Jeff’s dead. Jeff’s car’s in the river, along with Jeff’s wife’s corpse. Poor Jeff’s wife. Wish I’d never met him.
I clamber out of the river, and head for home; time to catch some sleep before the big interview.
My cellphone rings.
It’s Jeff.
Jeff should be dead. He was dead to me the second he showed me the corpse in the back of the Blista; he was deader when I shot him, watched him crumple. And now he’s on the phone to me again, like nothing’s happened. I can’t describe my anger; all at once, I’m furious.

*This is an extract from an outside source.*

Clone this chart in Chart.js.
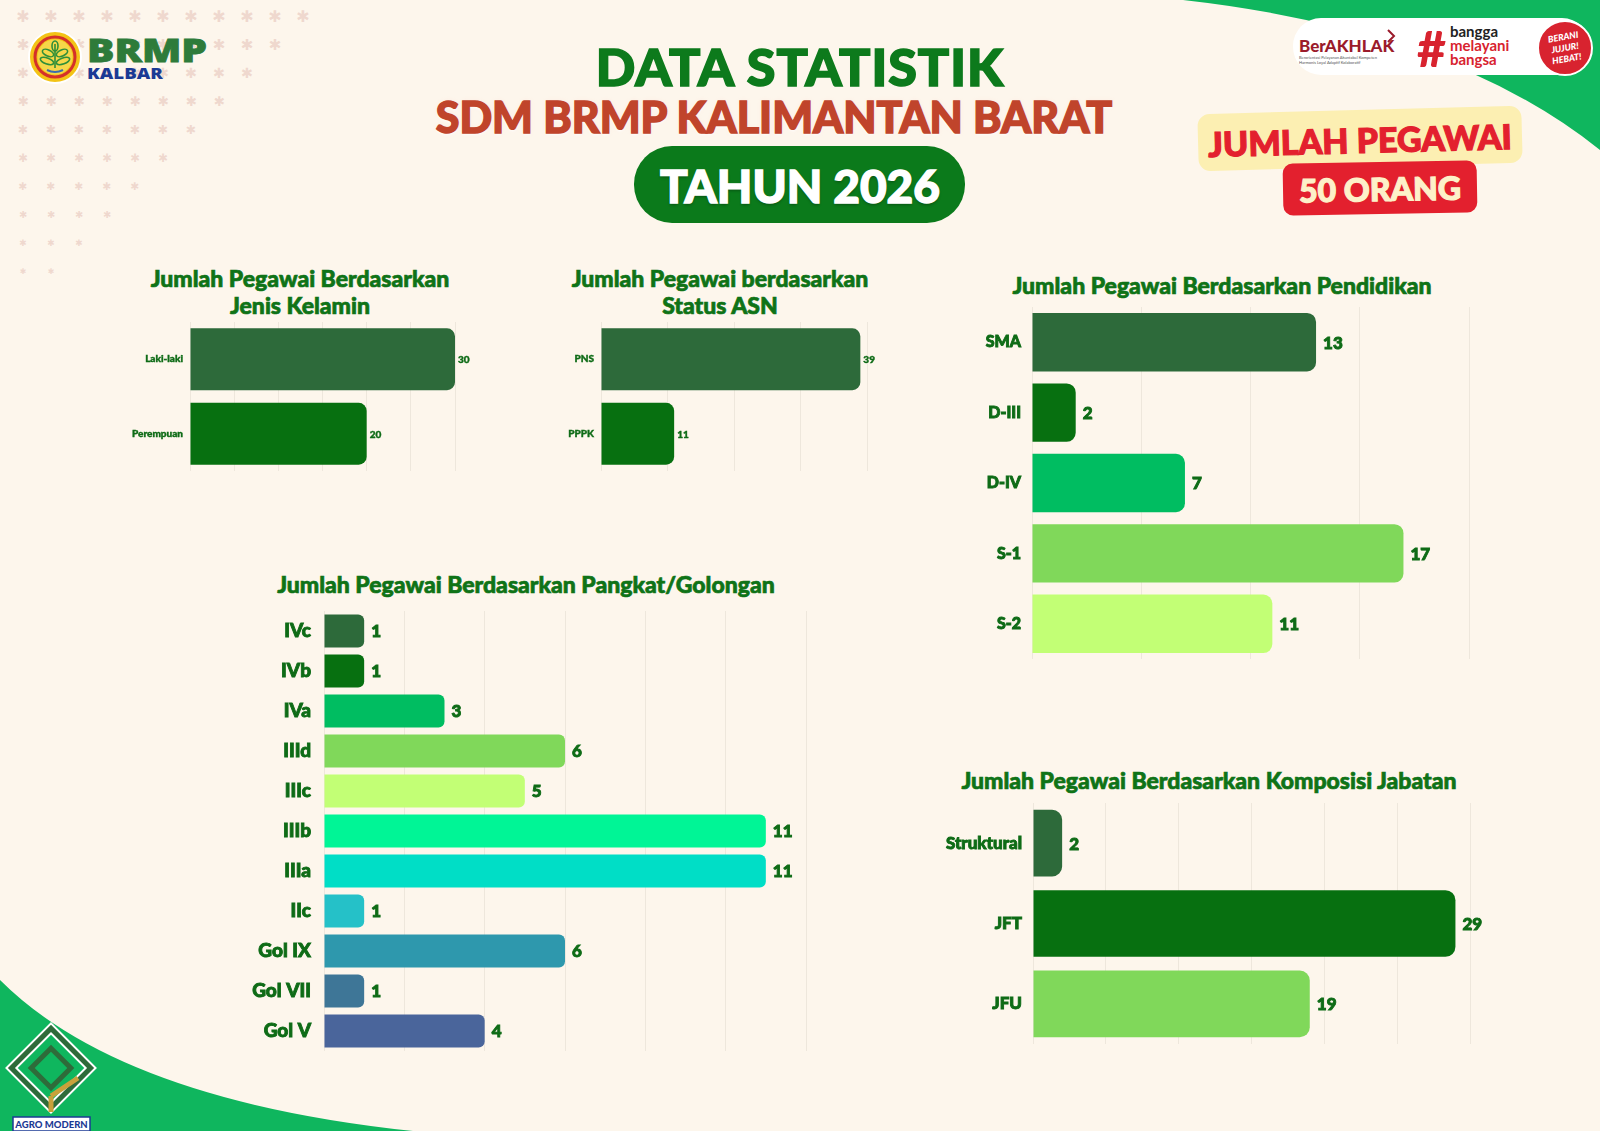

And the city fades away and the game wells up over me and I want to scream at Jeff, and scream at Rockstar, and empty my pistol into Jeff, tugging on the joypad trigger again and again until the virtual gun clicks dry, so that he can never come back again, never hurt anyone again. I made a choice – a valid choice in the game world – and for the first time in this game it had no repercussions. I’d have taken any amount of heat just to put Jeff down. But the game wouldn’t let me. The game thought he deserved to live. Saddened, I turn the 360 off.
Grand Theft Auto IV is a wonderful game; it resists any tarnishing with terms such as “fetch quests” and “escort missions” by virtue of the solidity and coherence of world it presents. It rises above the stereotypes of previous games and attempts to create genuine characters, however simple or cartoonish. Few of them are truly evil, few of them can ever be redeemed; they all tread the awkward line between survival and violent death.
Jeff was different; Jeff was the first time that I’d met a character I (and, indeed, Niko – the player’s character) found distasteful. For the first time, the game gave me no choice but to take his missions the second I approached him or picked up the phone. I could have coped with Jeff if I felt like I’d had the opportunity to do something – anything – about him. The game gave me that opportunity, and took it away, and it shouldn’t have done that. Not if it wants me to take the “freedom” it offers me seriously.
I’m going to keep playing, but every time my phone rings, I’ll pray it’s not Jeff, and if it ever is Jeff, I’m going to remember what I want to do to him – and why I want to do that to him – before I hit “reject”.